By DEBRA MCCOWN
Bristol Herald Courier
CEDAR BLUFF, Va. - It was his third day on the job, and "Taz," as he's known in the mines, wasn't sure what it meant to be on a rescue team.
Thirty-nine years later, Danny Quesenberry is still at it, serving now as team captain for a hand-picked group of miners who train year-round to respond to mining disasters.
His team, the Consol Energy Buchanan Black Mine Rescue, is one of 18 in Virginia, and more than 100 nationwide. On several occasions, he and his team have used their skills to save lives and save mines, which, in the coalfields, equal jobs.
"We have gone into temperatures 140-plus degrees, black smoke that you can't see two inches," he said. "Rocks falling all around, you can't see it, you're in a strange place you've never been."
While today's coal mines are statistically safer than highways, there are inherent risks in working deep underground.
In Virginia alone, 18 mine rescue teams - almost all volunteers - train regularly to respond to disasters.
Gerald Kendrick, captain of the 1977 national championship team, is one of several longtime rescuers who now train others.
"They sacrifice a lot to be on a mine rescue team," Kendrick said. "I think most coal miners regard mine rescue teams basically as heroes, and I think they should."
On average, Kendrick said, team members train about 400 hours a year, mostly on their own time. They're required to take a 20-hour training course, attend at least 96 hours of training a year, and participate in two mine rescue competitions.
Leroy Mullins, a trainer for Patriot Mining and Race Mining, said men choose to get involved for a variety of reasons.
"Some want to be involved . because they may have had a family member, father or brother who was on a mine rescue team. They may have had a close acquaintance or a family member who was killed in a disaster, and (want) to be ready to help if anything like that happens in their work career," he said.
"And then it's the drive for knowledge too, and the challenge."
Randy Moore, chief of the Virginia Division of Mines, said mine rescue teams are sent in for three primary reasons: explosion; fire; or inundation, meaning that the mine cuts into old mine works, water or bad air.
In the case of an inundation, he said, the team explores the area wearing their breathing apparatus, to make it safe so regular personnel can return. They might also be called in after a roof fall, he said, or to explore old mines that could be put back into production.
Technology, especially in the past five years, has taken much of the guesswork out of search and rescue, he said. And since the deadly 2006 Sago mine explosion in Upshur County, W.Va., companies have been required to have a rescue team within one hour of their operations. So, many companies now have their own.
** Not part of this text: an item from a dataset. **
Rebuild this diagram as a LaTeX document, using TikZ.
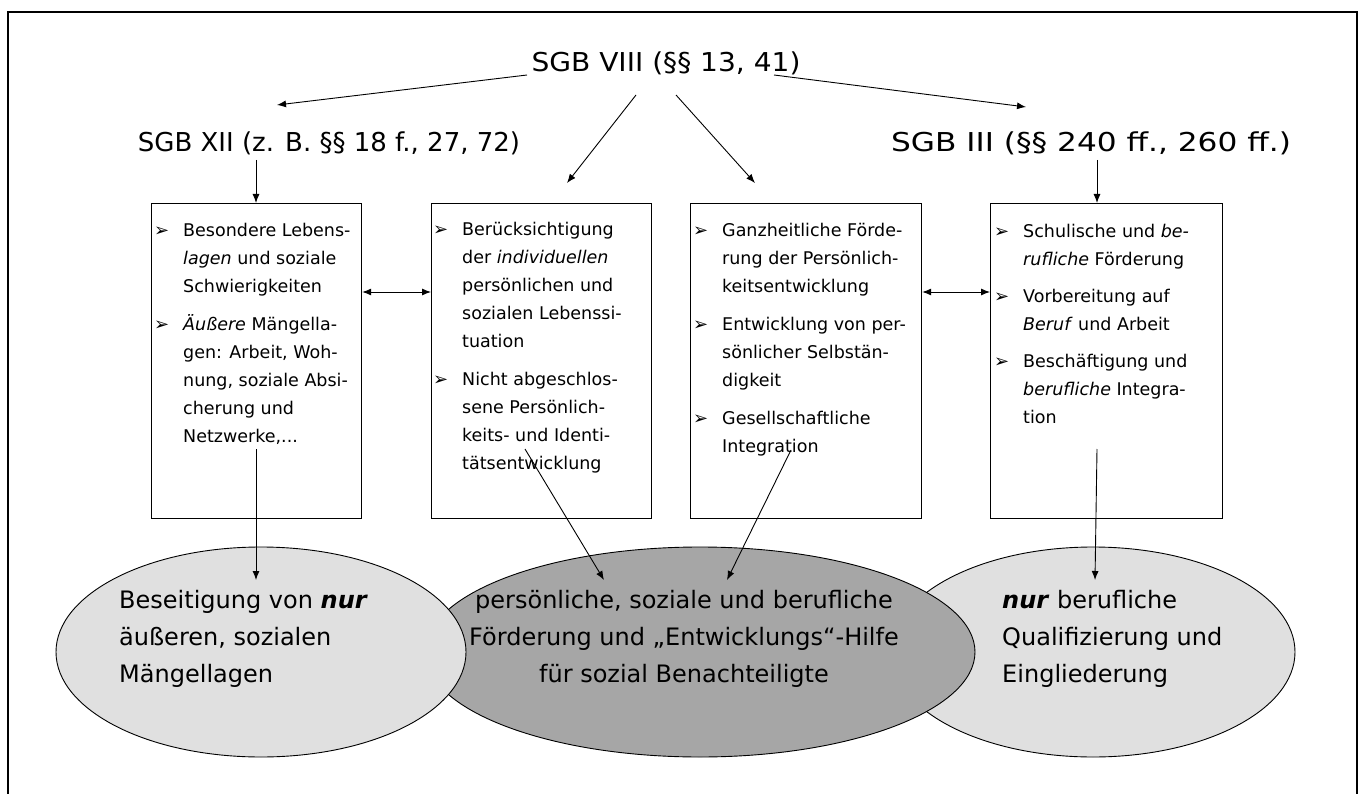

Jack Richardson, vice-president of central Appalachian operations for Consol Energy, said the special skills and training are useful on a daily basis as well, helping miners better deal with issues such as explosive gas or roof problems.
"The biggest reason (for joining a mine rescue team) is caring about possibly being able to save someone, to save someone's life," Richardson said. "They really care about each other."
On Friday, the 17 teams tested their skills in the 27th annual Governor's Cup Mine Rescue and Safety Contest, held on an athletic field at Southwest Virginia Community College.
The simulated "mine" was marked by roof bolts stuck in the ground and strung with twine. Wood frames represented cinderblock walls in the crosscuts, and the travel ways were littered with white placards indicating hazards, helpful items and people to be rescued or recovered. It rained for most of the day.
With seven minutes to prepare and consider the problem, they put on their breathing apparatus, tied themselves with a link line and readied their equipment - a fold-up stretcher piled with other items that might be needed.
Then, they had 80 minutes to solve a theoretical problem, which involved navigating a smoke-filled mine to locate five trapped individuals - some alive, some dead.
One member of the six-man team remained in a communications booth; the other five went in, tailed by a similar-sized group of judges, consisting of state and federal mining agency staff.
"These folks will follow them every step of the problem," said Chris Whitt, emergency manager for the Virginia Department of Mines, Minerals and Energy, "and there's a checklist a mile long of things they have to do."